§ **Objective**: Extract the full listing verbatim and drop any pictures from your copy.

§ **Material provided**:
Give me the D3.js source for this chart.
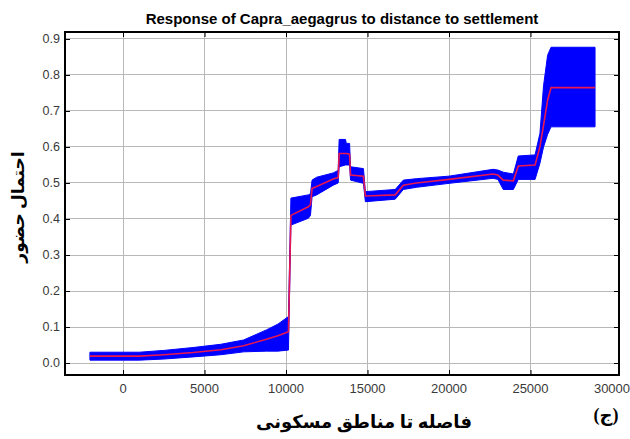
<!DOCTYPE html>
<html><head><meta charset="utf-8">
<script src="https://cdn.jsdelivr.net/npm/d3@7"></script>
<style>html,body{margin:0;padding:0;background:#fff;}svg{display:block;}</style>
</head><body>
<script>
// ---- data ----
const distance = [-2030, 1000, 2500, 4300, 6000, 7400, 8800, 9500, 10150, 10300, 11370, 11500, 11600, 11880, 12900, 13200, 13260, 13650, 13700, 13900, 13960, 14750, 14870, 16700, 17200, 18000, 20000, 22700, 23000, 23330, 23950, 24250, 25280, 25580, 25800, 26050, 26260, 28960];
const lower    = [0.008, 0.008, 0.011, 0.017, 0.023, 0.031, 0.033, 0.033, 0.036, 0.383, 0.402, 0.41, 0.462, 0.467, 0.494, 0.50, 0.545, 0.55, 0.55, 0.55, 0.508, 0.499, 0.448, 0.455, 0.482, 0.488, 0.499, 0.513, 0.51, 0.482, 0.482, 0.51, 0.51, 0.555, 0.60, 0.635, 0.656, 0.656];
const response = [0.019, 0.019, 0.023, 0.029, 0.037, 0.048, 0.066, 0.076, 0.087, 0.41, 0.434, 0.44, 0.485, 0.49, 0.511, 0.515, 0.582, 0.582, 0.582, 0.58, 0.522, 0.519, 0.464, 0.467, 0.494, 0.50, 0.51, 0.525, 0.522, 0.508, 0.506, 0.547, 0.55, 0.601, 0.66, 0.73, 0.765, 0.765];
const upper    = [0.030, 0.030, 0.035, 0.043, 0.052, 0.064, 0.092, 0.108, 0.129, 0.458, 0.467, 0.47, 0.508, 0.516, 0.528, 0.535, 0.621, 0.621, 0.61, 0.61, 0.545, 0.54, 0.476, 0.482, 0.508, 0.512, 0.519, 0.538, 0.536, 0.53, 0.525, 0.575, 0.578, 0.638, 0.77, 0.855, 0.877, 0.877];
const xTicks = [0, 5000, 10000, 15000, 20000, 25000, 30000];
const xGridTicks = [0, 5000, 10000, 15000, 20000, 25000];
const yTicks = [0.0, 0.1, 0.2, 0.3, 0.4, 0.5, 0.6, 0.7, 0.8, 0.9];
const title = "Response of Capra_aegagrus to distance to settlement";
const yTitle = "احتمال حضور";
const xTitle = "فاصله تا مناطق مسکونی";
const panelTag = "(ج)";

// ---- layout ----
const W = 630, H = 439;
const L = 65, R = 619, T = 32, B = 375;
const svg = d3.select("body").append("svg").attr("width", W).attr("height", H);
const x = d3.scaleLinear().domain([-3560, 30430]).range([L, R]);
const y = d3.scaleLinear().domain([-0.0333, 0.9194]).range([B, T]);

// grid
svg.append("g").selectAll("line").data(xGridTicks).join("line")
  .attr("x1", d => x(d)).attr("x2", d => x(d)).attr("y1", T).attr("y2", B)
  .attr("stroke", "#b8b8b8").attr("stroke-width", 1).attr("shape-rendering", "crispEdges");
svg.append("g").selectAll("line").data(yTicks).join("line")
  .attr("x1", L).attr("x2", R).attr("y1", d => y(d)).attr("y2", d => y(d))
  .attr("stroke", "#b8b8b8").attr("stroke-width", 1).attr("shape-rendering", "crispEdges");

// band
const pts = distance.map((d, i) => ({x: d, lo: lower[i], m: response[i], hi: upper[i]}));
svg.append("path").datum(pts)
  .attr("d", d3.area().x(d => x(d.x)).y0(d => y(d.lo)).y1(d => y(d.hi)))
  .attr("fill", "#0000ff").attr("stroke", "#0000ff").attr("stroke-width", 1);
svg.append("path").datum(pts)
  .attr("d", d3.line().x(d => x(d.x)).y(d => y(d.m)))
  .attr("fill", "none").attr("stroke", "#e8174f").attr("stroke-width", 1.6);

// frame
svg.append("rect").attr("x", L).attr("y", T).attr("width", R - L).attr("height", B - T)
  .attr("fill", "none").attr("stroke", "#000").attr("stroke-width", 1.2).attr("shape-rendering", "crispEdges");

// inward ticks via axes
const tickStyle = g => { g.select(".domain").remove(); g.selectAll("text").remove(); g.selectAll("line").attr("stroke", "#000"); };
svg.append("g").attr("transform", `translate(0,${B})`).call(d3.axisTop(x).tickValues(xGridTicks).tickSize(5)).call(tickStyle);
svg.append("g").attr("transform", `translate(0,${T})`).call(d3.axisBottom(x).tickValues(xGridTicks).tickSize(5)).call(tickStyle);
svg.append("g").attr("transform", `translate(${L},0)`).call(d3.axisRight(y).tickValues(yTicks).tickSize(5)).call(tickStyle);
svg.append("g").attr("transform", `translate(${R},0)`).call(d3.axisLeft(y).tickValues(yTicks).tickSize(5)).call(tickStyle);

// tick labels
const lblFont = "'Liberation Sans', Arial, sans-serif";
svg.append("g").selectAll("text").data(yTicks).join("text")
  .attr("x", L - 5).attr("y", d => y(d)).attr("dy", "0.35em").attr("text-anchor", "end")
  .attr("font-family", lblFont).attr("font-size", 12.5).attr("fill", "#3a3a3a")
  .text(d => d3.format(".1f")(d));
svg.append("g").selectAll("text").data(xTicks).join("text")
  .attr("x", d => x(d)).attr("y", 393).attr("text-anchor", "middle")
  .attr("font-family", lblFont).attr("font-size", 13).attr("fill", "#3a3a3a")
  .text(d => d3.format("d")(d));

// titles
svg.append("text").attr("x", 342).attr("y", 24).attr("text-anchor", "middle")
  .attr("font-family", lblFont).attr("font-weight", "bold").attr("font-size", 15).attr("fill", "#000")
  .text(title);
const arFont = "'Times New Roman', 'DejaVu Sans', serif";
svg.append("text").attr("transform", "translate(24,207) rotate(-90)").attr("text-anchor", "middle")
  .attr("font-family", arFont).attr("font-weight", "bold").attr("font-size", 17).attr("fill", "#000")
  .attr("direction", "rtl").text(yTitle);
svg.append("text").attr("x", 364).attr("y", 428).attr("text-anchor", "middle")
  .attr("font-family", arFont).attr("font-weight", "bold").attr("font-size", 18).attr("fill", "#000")
  .attr("direction", "rtl").text(xTitle);
svg.append("text").attr("x", 606).attr("y", 421).attr("text-anchor", "middle")
  .attr("font-family", arFont).attr("font-weight", "bold").attr("font-size", 18).attr("fill", "#000")
  .attr("direction", "rtl").text(panelTag);
</script>
</body></html>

§ **Response to this task**:
Give me the D3.js source for this chart.
<!DOCTYPE html>
<html><head><meta charset="utf-8">
<script src="https://cdn.jsdelivr.net/npm/d3@7"></script>
<style>html,body{margin:0;padding:0;background:#fff;}svg{display:block;}</style>
</head><body>
<script>
// ---- data ----
const distance = [-2030, 1000, 2500, 4300, 6000, 7400, 8800, 9500, 10150, 10300, 11370, 11500, 11600, 11880, 12900, 13200, 13260, 13650, 13700, 13900, 13960, 14750, 14870, 16700, 17200, 18000, 20000, 22700, 23000, 23330, 23950, 24250, 25280, 25580, 25800, 26050, 26260, 28960];
const lower    = [0.008, 0.008, 0.011, 0.017, 0.023, 0.031, 0.033, 0.033, 0.036, 0.383, 0.402, 0.41, 0.462, 0.467, 0.494, 0.50, 0.545, 0.55, 0.55, 0.55, 0.508, 0.499, 0.448, 0.455, 0.482, 0.488, 0.499, 0.513, 0.51, 0.482, 0.482, 0.51, 0.51, 0.555, 0.60, 0.635, 0.656, 0.656];
const response = [0.019, 0.019, 0.023, 0.029, 0.037, 0.048, 0.066, 0.076, 0.087, 0.41, 0.434, 0.44, 0.485, 0.49, 0.511, 0.515, 0.582, 0.582, 0.582, 0.58, 0.522, 0.519, 0.464, 0.467, 0.494, 0.50, 0.51, 0.525, 0.522, 0.508, 0.506, 0.547, 0.55, 0.601, 0.66, 0.73, 0.765, 0.765];
const upper    = [0.030, 0.030, 0.035, 0.043, 0.052, 0.064, 0.092, 0.108, 0.129, 0.458, 0.467, 0.47, 0.508, 0.516, 0.528, 0.535, 0.621, 0.621, 0.61, 0.61, 0.545, 0.54, 0.476, 0.482, 0.508, 0.512, 0.519, 0.538, 0.536, 0.53, 0.525, 0.575, 0.578, 0.638, 0.77, 0.855, 0.877, 0.877];
const xTicks = [0, 5000, 10000, 15000, 20000, 25000, 30000];
const xGridTicks = [0, 5000, 10000, 15000, 20000, 25000];
const yTicks = [0.0, 0.1, 0.2, 0.3, 0.4, 0.5, 0.6, 0.7, 0.8, 0.9];
const title = "Response of Capra_aegagrus to distance to settlement";
const yTitle = "احتمال حضور";
const xTitle = "فاصله تا مناطق مسکونی";
const panelTag = "(ج)";

// ---- layout ----
const W = 630, H = 439;
const L = 65, R = 619, T = 32, B = 375;
const svg = d3.select("body").append("svg").attr("width", W).attr("height", H);
const x = d3.scaleLinear().domain([-3560, 30430]).range([L, R]);
const y = d3.scaleLinear().domain([-0.0333, 0.9194]).range([B, T]);

// grid
svg.append("g").selectAll("line").data(xGridTicks).join("line")
  .attr("x1", d => x(d)).attr("x2", d => x(d)).attr("y1", T).attr("y2", B)
  .attr("stroke", "#b8b8b8").attr("stroke-width", 1).attr("shape-rendering", "crispEdges");
svg.append("g").selectAll("line").data(yTicks).join("line")
  .attr("x1", L).attr("x2", R).attr("y1", d => y(d)).attr("y2", d => y(d))
  .attr("stroke", "#b8b8b8").attr("stroke-width", 1).attr("shape-rendering", "crispEdges");

// band
const pts = distance.map((d, i) => ({x: d, lo: lower[i], m: response[i], hi: upper[i]}));
svg.append("path").datum(pts)
  .attr("d", d3.area().x(d => x(d.x)).y0(d => y(d.lo)).y1(d => y(d.hi)))
  .attr("fill", "#0000ff").attr("stroke", "#0000ff").attr("stroke-width", 1);
svg.append("path").datum(pts)
  .attr("d", d3.line().x(d => x(d.x)).y(d => y(d.m)))
  .attr("fill", "none").attr("stroke", "#e8174f").attr("stroke-width", 1.6);

// frame
svg.append("rect").attr("x", L).attr("y", T).attr("width", R - L).attr("height", B - T)
  .attr("fill", "none").attr("stroke", "#000").attr("stroke-width", 1.2).attr("shape-rendering", "crispEdges");

// inward ticks via axes
const tickStyle = g => { g.select(".domain").remove(); g.selectAll("text").remove(); g.selectAll("line").attr("stroke", "#000"); };
svg.append("g").attr("transform", `translate(0,${B})`).call(d3.axisTop(x).tickValues(xGridTicks).tickSize(5)).call(tickStyle);
svg.append("g").attr("transform", `translate(0,${T})`).call(d3.axisBottom(x).tickValues(xGridTicks).tickSize(5)).call(tickStyle);
svg.append("g").attr("transform", `translate(${L},0)`).call(d3.axisRight(y).tickValues(yTicks).tickSize(5)).call(tickStyle);
svg.append("g").attr("transform", `translate(${R},0)`).call(d3.axisLeft(y).tickValues(yTicks).tickSize(5)).call(tickStyle);

// tick labels
const lblFont = "'Liberation Sans', Arial, sans-serif";
svg.append("g").selectAll("text").data(yTicks).join("text")
  .attr("x", L - 5).attr("y", d => y(d)).attr("dy", "0.35em").attr("text-anchor", "end")
  .attr("font-family", lblFont).attr("font-size", 12.5).attr("fill", "#3a3a3a")
  .text(d => d3.format(".1f")(d));
svg.append("g").selectAll("text").data(xTicks).join("text")
  .attr("x", d => x(d)).attr("y", 393).attr("text-anchor", "middle")
  .attr("font-family", lblFont).attr("font-size", 13).attr("fill", "#3a3a3a")
  .text(d => d3.format("d")(d));

// titles
svg.append("text").attr("x", 342).attr("y", 24).attr("text-anchor", "middle")
  .attr("font-family", lblFont).attr("font-weight", "bold").attr("font-size", 15).attr("fill", "#000")
  .text(title);
const arFont = "'Times New Roman', 'DejaVu Sans', serif";
svg.append("text").attr("transform", "translate(24,207) rotate(-90)").attr("text-anchor", "middle")
  .attr("font-family", arFont).attr("font-weight", "bold").attr("font-size", 17).attr("fill", "#000")
  .attr("direction", "rtl").text(yTitle);
svg.append("text").attr("x", 364).attr("y", 428).attr("text-anchor", "middle")
  .attr("font-family", arFont).attr("font-weight", "bold").attr("font-size", 18).attr("fill", "#000")
  .attr("direction", "rtl").text(xTitle);
svg.append("text").attr("x", 606).attr("y", 421).attr("text-anchor", "middle")
  .attr("font-family", arFont).attr("font-weight", "bold").attr("font-size", 18).attr("fill", "#000")
  .attr("direction", "rtl").text(panelTag);
</script>
</body></html>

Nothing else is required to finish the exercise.